# How common are electric cars in your area?



## koolio

I saw quite a few in Vancouver. Haven't seen any in Toronto as of yet, but then again I haven't been out and about that much since I recently came back.


----------



## SamuraiBlue

I've seen a fair amount these;









as well as these;








running around Tokyo.

I also notice many mopet type electric bikes running around as well which make a lot of sense. They are sold not at bike shops but at large electric appliance stores. :lol:


----------



## ZZ-II

some days ago i saw a BMW i3 in my city


----------



## Innsertnamehere

I see them fairly often. Probably around the point now where I will see one once a week, (whether that be a Leaf, Volt, or Tesla). I saw a Tesla and a Volt within 15 minutes of each other last week, that was a bit of a surprise haha.


----------



## Village Idiot

The Tesla Model S came out of the gates fast in Norway and was the #1 most sold car for the month of September!


----------



## stpang

None here. Though few types have been created, yet it is still a discourse (mass production).


----------



## joeyorav

Hawaii is a perfect place for electric cars, since it must import all of its refined petroleum products, meaning that it is often the most expensive single state in which to buy gasoline. And its islands are relatively small, so travel distances are limited, meaning range anxiety is less an issue than for drivers in wide-open Plains states.


----------



## Galro

Galro said:


> Very common. Some I have taken pictures of:
> 
> 
> All in Oslo.


And two pictures of the Model S too. These are pretty much everywhere now.

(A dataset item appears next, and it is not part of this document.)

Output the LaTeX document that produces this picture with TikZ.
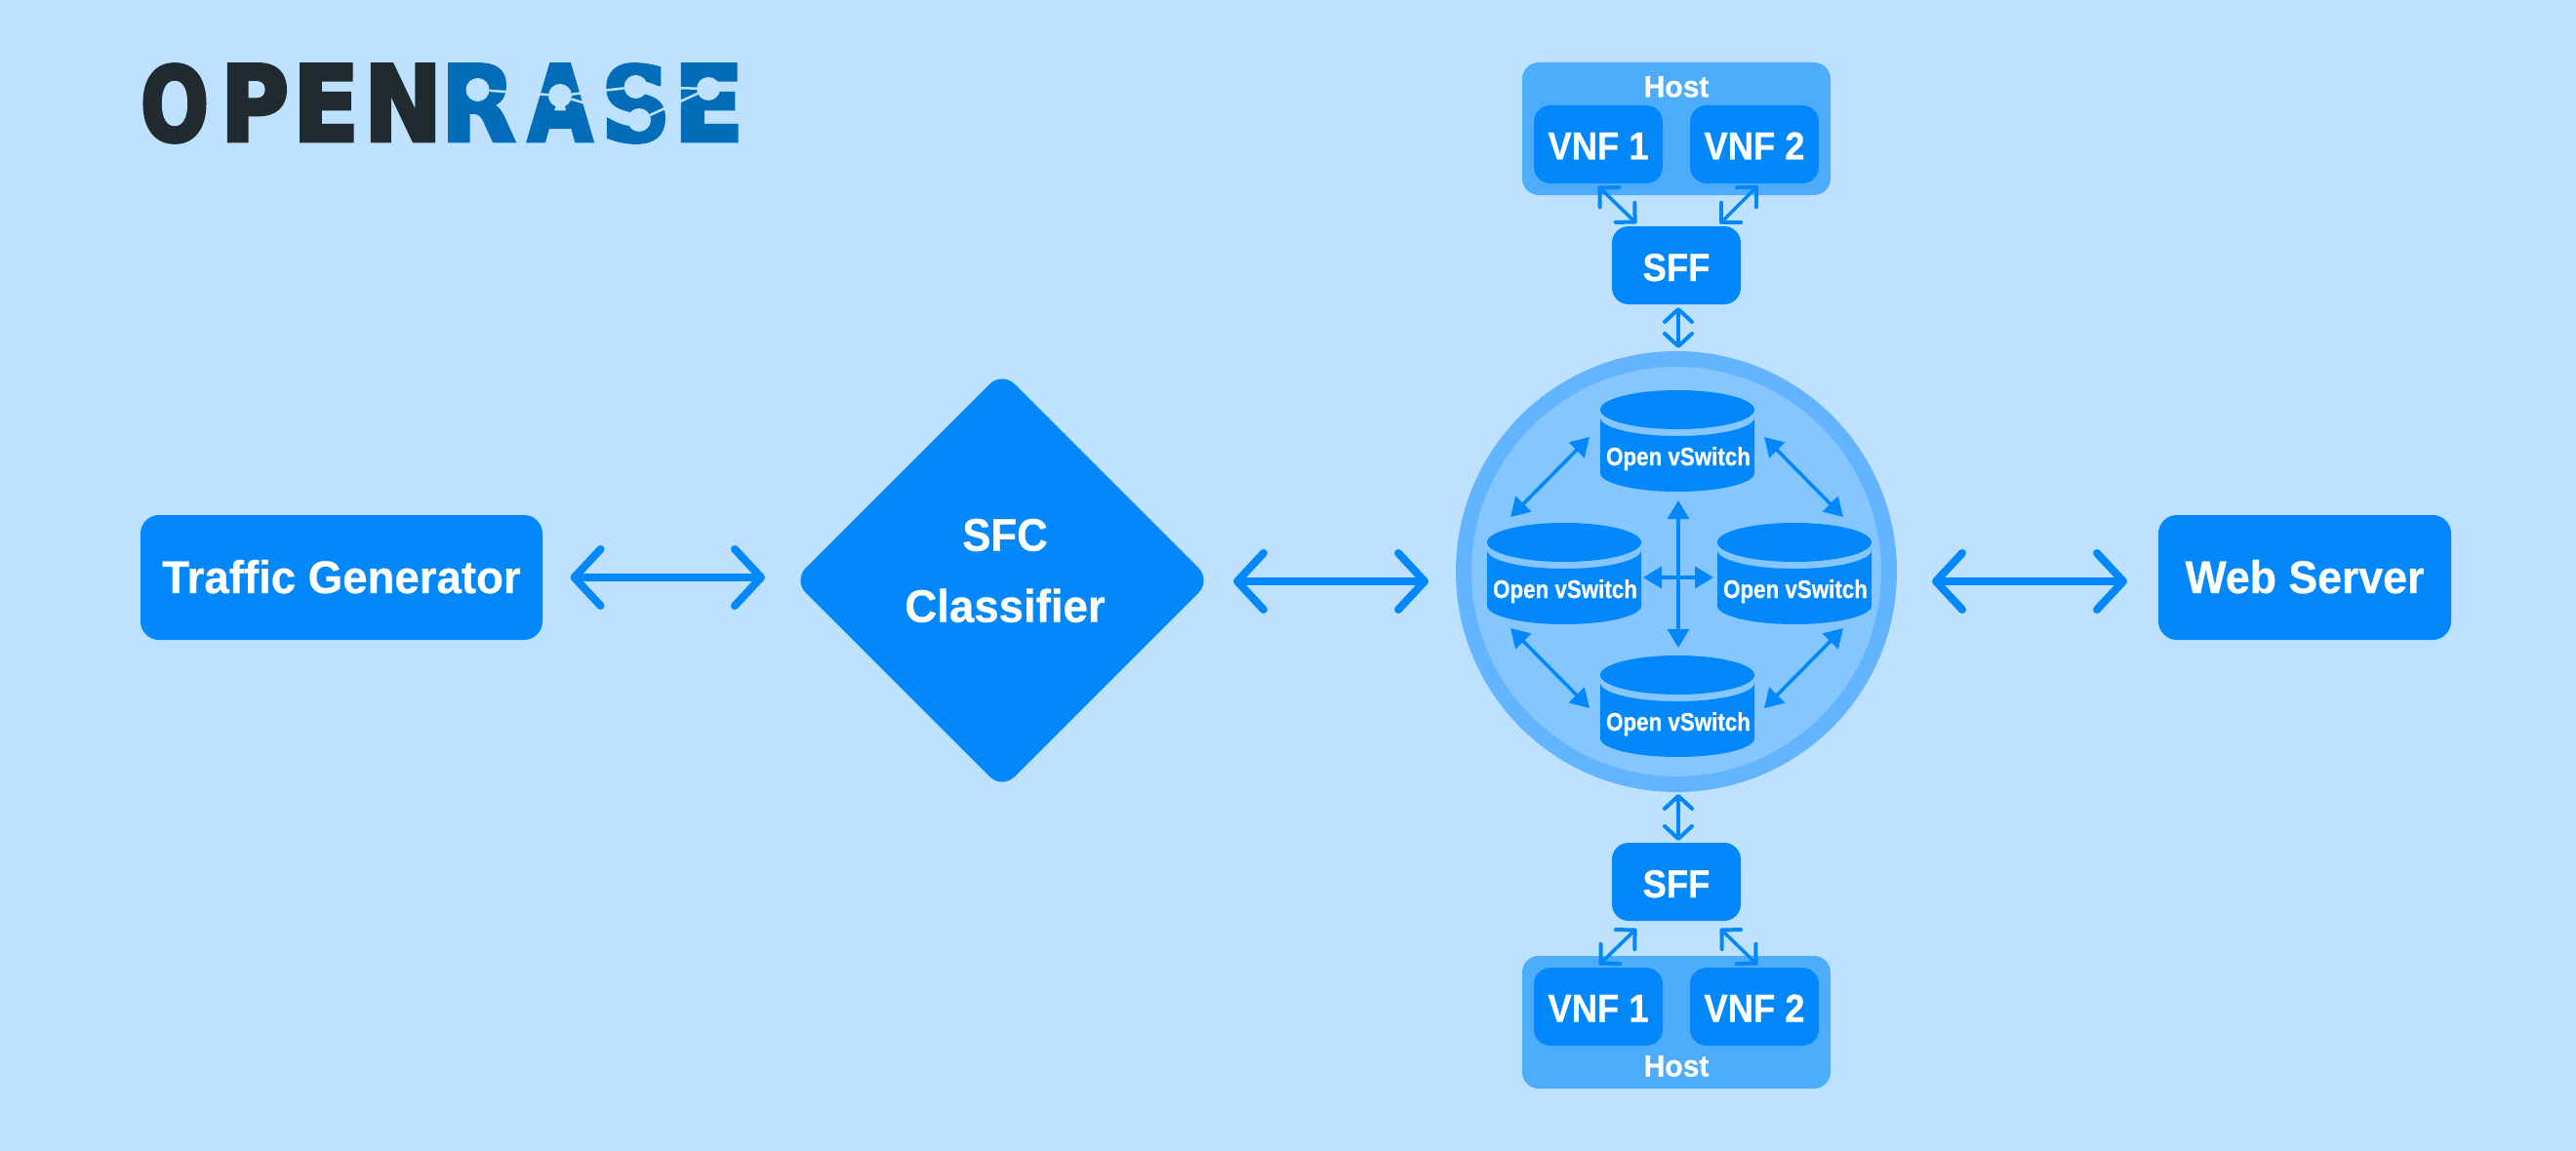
\documentclass[tikz,border=0pt]{standalone}
\usepackage{fontspec}
\usepackage{graphicx}
\setmainfont{Liberation Sans}[BoldFeatures={FakeBold=0.6}]
\newfontfamily\logofont{DejaVu Sans}[BoldFeatures={FakeBold=4}]
\usetikzlibrary{arrows.meta,calc,shapes.geometric}
\definecolor{bgblue}{HTML}{BDE1FE}
\definecolor{mainblue}{HTML}{0288FB}
\definecolor{hostblue}{HTML}{4DACFC}
\definecolor{ringblue}{HTML}{62B4FE}
\definecolor{innerblue}{HTML}{86C6FF}
\definecolor{logodark}{HTML}{212A2E}
\definecolor{logoblue}{HTML}{036DBA}
\newcommand{\xs}[2]{\scalebox{#1}[1]{#2}}
\newcommand{\logoltr}[3]{\resizebox{#1pt}{78pt}{\textcolor{#2}{#3}}}
\tikzset{
  boxnode/.style={fill=mainblue,text=white,rounded corners=19pt,inner sep=0pt,outer sep=0pt,align=center},
  bigbox/.style={boxnode,minimum height=128pt,text height=32pt,text depth=0pt,font=\fontsize{47}{56}\selectfont\bfseries},
  smallbox/.style={boxnode,minimum width=132pt,minimum height=80pt,text depth=0pt,rounded corners=17pt,font=\fontsize{40}{48}\selectfont\bfseries},
  hostbox/.style={fill=hostblue,rounded corners=17pt,inner sep=0pt,outer sep=0pt,minimum width=316pt,minimum height=136pt},
  hosttext/.style={text=white,inner sep=0pt,text height=23pt,text depth=0pt,font=\fontsize{31}{36}\selectfont\bfseries},
  cylshape/.style={inner sep=0pt,outer sep=0pt,minimum width=158pt,minimum height=104pt},
  cyltext/.style={text=white,inner sep=0pt,text height=18pt,text depth=0pt,font=\fontsize{26}{30}\selectfont\bfseries},
  bigarrow/.style={draw=mainblue,line width=8pt,{Straight Barb[length=27pt,width=58pt,round,line width=8pt]}-{Straight Barb[length=27pt,width=58pt,round,line width=8pt]}},
  midarrow/.style={draw=mainblue,line width=3.5pt,{Straight Barb[length=13pt,width=28pt,round,line width=4pt]}-{Straight Barb[length=13pt,width=28pt,round,line width=4pt]}},
  diagarrow/.style={draw=mainblue,line width=3.5pt,{Straight Barb[length=14pt,width=28pt,round,line width=4pt]}-{Straight Barb[length=14pt,width=28pt,round,line width=4pt]}},
  fillarrow/.style={draw=mainblue,line width=3.5pt,{Triangle[length=19pt,width=22pt,fill=mainblue]}-{Triangle[length=19pt,width=22pt,fill=mainblue]}},
  logodot/.style={circle,fill=bgblue,inner sep=0pt,outer sep=0pt,minimum size=24pt},
  logoline/.style={draw=bgblue,line width=2.5pt}
}
\newcommand{\ovsnode}[2]{%
  \node[cylshape] (#1) at (#2) {};
  \fill[mainblue] ($(#1.center)+(-79,-24)$) arc[start angle=180,end angle=0,x radius=79,y radius=19]
     -- ($(#1.center)+(79,33)$) arc[start angle=0,end angle=180,x radius=79,y radius=19] -- cycle;
  \fill[mainblue] ($(#1.center)+(0,-32)$) ellipse[x radius=79,y radius=20];
  \node[cyltext] (#1text) at ($(#1.center)+(1,16)$) {\xs{0.86}{Open vSwitch}};
}
\begin{document}
\begin{tikzpicture}[x=1pt,y=-1pt]
\useasboundingbox (0,0) rectangle (2640,1180);
\fill[bgblue] (0,0) rectangle (2640,1180);

% logo
\node[inner sep=0pt,outer sep=0pt,anchor=west] (logo) at (144,106) {\logofont\bfseries\logoltr{70}{logodark}{O}\kern12pt\logoltr{70}{logodark}{P}\kern4pt\logoltr{68}{logodark}{E}\kern5pt\logoltr{80}{logodark}{N}\kern-1pt\logoltr{76}{logoblue}{R}\kern13pt\logoltr{66}{logoblue}{A}\kern9pt\logoltr{71}{logoblue}{S}\kern3pt\logoltr{72}{logoblue}{E}};
\node[logodot] (d1) at (489.5,92) {};
\node[logodot] (d2) at (574,98) {};
\node[logodot] (d3) at (651.6,89) {};
\node[logodot] (d4) at (655,123) {};
\node[logodot] (d5) at (726,91) {};
\draw[logoline] (d1) -- (d2);
\draw[logoline] (d2) -- (d3);
\draw[logoline] (d2) -- (d4);
\draw[logoline] (d3) -- (d5);
\draw[logoline] (d4) -- (d5);

% main row
\node[bigbox,minimum width=412pt] (tg) at (350,592) {\xs{0.97}{Traffic Generator}};
\node[diamond,fill=mainblue,rounded corners=18pt,inner sep=0pt,outer sep=0pt,minimum width=428pt,minimum height=428pt] (sfc) at (1027,595) {};
\node[text=white,align=center,inner sep=0pt,font=\fontsize{47}{73}\selectfont\bfseries] (sfctext) at (1030,585) {\xs{0.93}{SFC}\\\xs{0.97}{Classifier}};
\node[bigbox,minimum width=300pt] (ws) at (2362,592) {\xs{0.95}{Web Server}};

% network circle
\node[circle,fill=innerblue,draw=ringblue,line width=16pt,inner sep=0pt,outer sep=0pt,minimum size=436pt] (net) at (1718,586) {};
\ovsnode{ovsT}{1719,452}
\ovsnode{ovsL}{1603,588}
\ovsnode{ovsR}{1839,588}
\ovsnode{ovsB}{1719,724}

\draw[fillarrow] ($(ovsT.west)+(-11,-4)$) -- ($(ovsL.north)+(-55,-6)$);
\draw[fillarrow] ($(ovsT.east)+(10,-4)$) -- ($(ovsR.north)+(50,-6)$);
\draw[fillarrow] ($(ovsL.south)+(-55,4)$) -- ($(ovsB.west)+(-11,2)$);
\draw[fillarrow] ($(ovsR.south)+(50,4)$) -- ($(ovsB.east)+(10,2)$);
\draw[fillarrow] ($(ovsT.south)+(1,9)$) -- ($(ovsB.north)+(1,-8)$);
\draw[fillarrow] ($(ovsL.east)+(2,4)$) -- ($(ovsR.west)+(-4,4)$);

% top host
\node[hostbox] (host1) at (1718,132) {};
\node[hosttext] (host1text) at (1718,88) {\xs{0.97}{Host}};
\node[smallbox,text height=31pt] (vnf1) at (1638,148) {\xs{0.91}{VNF 1}};
\node[smallbox,text height=31pt] (vnf2) at (1798,148) {\xs{0.91}{VNF 2}};
\node[smallbox,text height=32pt] (sff1) at (1718,272) {\xs{0.91}{SFF}};

% bottom host
\node[hostbox] (host2) at (1718,1048) {};
\node[hosttext] (host2text) at (1718,1092) {\xs{0.97}{Host}};
\node[smallbox,text height=31pt] (vnf3) at (1638,1032) {\xs{0.91}{VNF 1}};
\node[smallbox,text height=31pt] (vnf4) at (1798,1032) {\xs{0.91}{VNF 2}};
\node[smallbox,text height=32pt] (sff2) at (1718,904) {\xs{0.91}{SFF}};

% connectors
\draw[bigarrow] ($(tg.east)+(28.5,0)$) -- ($(sfc.west)+(-29,-3)$);
\draw[bigarrow] ($(sfc.east)+(23,1)$) -- ($(net.west)+(-36,10)$);
\draw[bigarrow] ($(net.east)+(44,10)$) -- ($(ws.west)+(-32,4)$);
\draw[midarrow] ($(sff1.south)+(2,3)$) -- ($(net.north)+(2,-11)$);
\draw[midarrow] ($(net.south)+(2,10)$) -- ($(sff2.north)+(2,-2)$);
\draw[diagarrow] ($(vnf1.south)+(0,3)$) -- ($(sff1.north west)+(25,-3)$);
\draw[diagarrow] ($(vnf2.south)+(3,3)$) -- ($(sff1.north east)+(-21,-3)$);
\draw[diagarrow] ($(sff2.south west)+(25,8)$) -- ($(vnf3.north)+(1,-3)$);
\draw[diagarrow] ($(sff2.south east)+(-21,8)$) -- ($(vnf4.north)+(3,-3)$);
\end{tikzpicture}
\end{document}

DSC00200 by Inkooen, on Flickr


DSC00214 by Inkooen, on Flickr

Taken with my phone hence the bad quality.


----------



## seattle92

In Lisbon i see some Leafs and Smarts. Not every day, but they are starting to appear.


----------



## ok2

So far there is only one silver Tesla Model S imported in Bulgaria from the US. It takes about 30 days to ship a car from the US to Bulgaria in a container. 

There are some pictures of the car with bulgarian license plates on this website:

http://topgear.bg/?go=article&p=detail&tg_articleId=4786


I am not aware of other 100% electric cars in Bulgaria. There are a couple of imported US Volts and one or two Opel Ampera on the streets of Sofia, but those I don't count as 100% electric due to the gasoline backup engine.


----------



## synodbio

In India though, electric car sales are much smaller--despite a population of over 1.2 billion. And just one single electric car model is on sale right now to Indian consumers--the Mahindra Reva e2o.


----------



## pdxor

Quite common in Portland, there are electric vehicle charging stations on the city streets and in parking lots like Walmart now. 








This vehicle is charging downtown on what is called Electric Avenue.


----------



## 037

Electric cars are really rare in Serbia - I have seen just few company-cars and several project-cars (usually faculty projects or work of some individualist). 

Even hybrids are not so often seen here. Several Priuses and some "soft hybrids", like Peugeot's new 4x4s. 

In other hand electric mopeds was pretty popular, but in last 4-5 years they number decrease.


----------



## DW98

Never seen one.


----------



## Hager86

In Russia electric cars are rare


----------



## Idfha

i can think of ever having seen.


----------



## Perennial Quest

They're starting to become somewhat common in Milan, but their market share in Italy is still extremely low (less than 1%).


----------



## Galro

Electric cars currently have a market share of 13% here in Norway


----------



## mopc

^^ wow 

0.0% in Brazil


----------



## Perennial Quest

Galro said:


> Electric cars currently have a market share of 13% here in Norway


Well, as far as I know you have a taxation/incentives system in place in order to bring great advantages to EV customers. Norway is European nr. 1 market for Tesla today, for example. It surpassed by far other great markets for them as the Benelux, Switzerland and Germany.


----------